[Book Review] A Criminal Magic By Lee Kelly & Five Watt Coffee Prohibition Blend
Title: A Criminal Magic
Series: Standalone
Author: Lee Kelly
Publication date: February 2nd 2016
Page Count: 432 pages
Age Rating: Young Adult & Up (blood, violence, death, and very vague sexual scenes)
How I got my hot little hands on it: Received a copy to review
Publisher’s page: A Criminal Magic
In Lee Kelly’s “electric” (Publishers Weekly) fantasy novel, two young sorcerers experiment with magic and mobsters in 1920s Prohibition when a new elixir is created that turns their lives upside down.
Washington, DC, 1926. Sorcery opponents have succeeded in passing the 18th Amendment, but the Prohibition of magic has only invigorated the city’s underworld. Smuggling rings carry magic contraband in from the coast. Sorcerers cast illusions to aid mobsters’ crime sprees. Gangs have even established “magic havens,” secret venues where the public can lose themselves in immersive magic and consume a mind-bending, highly addictive elixir known as “the sorcerer’s shine.”
Joan Kendrick, a young sorcerer from the backwoods of Norfolk County, accepts an offer to work for DC’s most notorious crime syndicate, The Shaw Gang, when her family’s home is repossessed. Alex Danfrey, first-year Federal Prohibition Unit trainee with a complicated past and talents of his own, becomes tapped to go undercover and infiltrate the Shaws. When Joan meets Alex at the Shaws’ magic haven, she discovers a confidante in her fellow partner and he begins to fall under her spell. But when a new breed of the addictive sorcerer’s shine is created within the walls of the magic haven, Joan and Alex are forced to question their allegiances as they become pitted against one another in a dangerous, heady game of cat-and-mouse.
A CRIMINAL MAGIC casts a spell of magic, high stakes and intrigue against the backdrop of a very different Roaring Twenties.
My Review
A Criminal Magic is set in the Prohibition era, but with magic being outlawed instead of liquor, and instead of underground speakeasies where illegal alcohol is served, they have magic havens where sorcerers perform illegal magic shows and brew sorcerer’s shine, a highly addictive magic-infused drink that allows sorcerers and non-sorcerers alike to “see” magic.
The book is told in four parts with chapters alternating between the perspectives of Joan Kendrick and Alex Danfrey as they both get mixed up in the dangerous 1920’s world of gangsters, violence, and shine – and kind of fall in love along the way. The two meet somewhere in the middle of their individual arcs, but, sadly, it soon becomes apparent they don’t quite share the same moral compass. Or they do at one point, but that changes as their individual journeys take them on different paths.
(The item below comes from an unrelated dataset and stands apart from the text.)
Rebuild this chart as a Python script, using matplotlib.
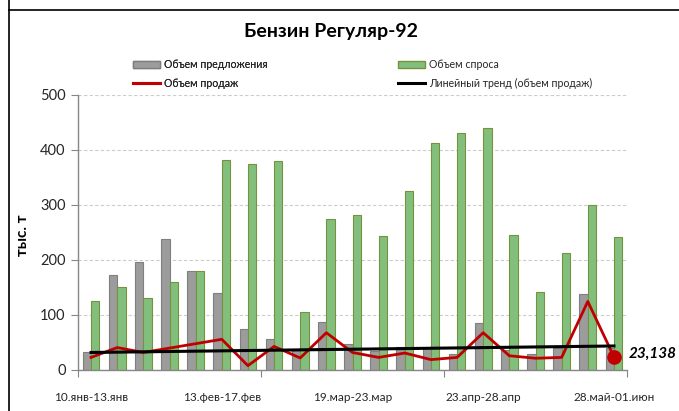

Joan Kendrick is determined to claw her family out of poverty, even if it means tapping into the dangerous magic running through her veins and working for a notorious crime family. Her journey is a little morally grey and ambiguous. She’s willing to do anything to elevate her family’s fortunes, and as the story progresses she realizes how far she’s willing to go and the actions she’s able to rationalize as just means to an end. She’s not a bad person, not really, but she is at her core a survivor and the impossible situation she finds herself in brings that out in her – survival of herself and her family at all costs.
Alex Danfrey just wants to stay out of jail and fix his family’s good name after his father’s underworld dealings damaged it almost beyond repair, but he gets roped into helping the Feds by going undercover to take down the criminal world that so ruined his own. Alex starts out really only caring about himself – getting back the prestige his family name used to afford him and not going to jail – but as he gets deeper into the crime syndicate and sees how dangerous the illegal magical substances they push are, he begins to genuinely care about the cause he’s been grudgingly recruited for.
The writing in this is fantastic and it’s such a great build as the story unfolds and the main characters get pulled deeper into the criminal world around them and the possibility of untangling themselves from the sticky web they’re both stuck in gets more complex, as is the possibility of any kind of happy ending for the pair. The tension at the end, oh my goodness, I literally had to put the book down in the final chapters because I got so anxious – loved it!
I really enjoyed this book. The moral ambiguity and opposing character arcs of the main characters really make this a fascinating read. If you like books about magic, gangsters, the Roaring Twenties, or any combination thereof, I highly recommend A Criminal Magic.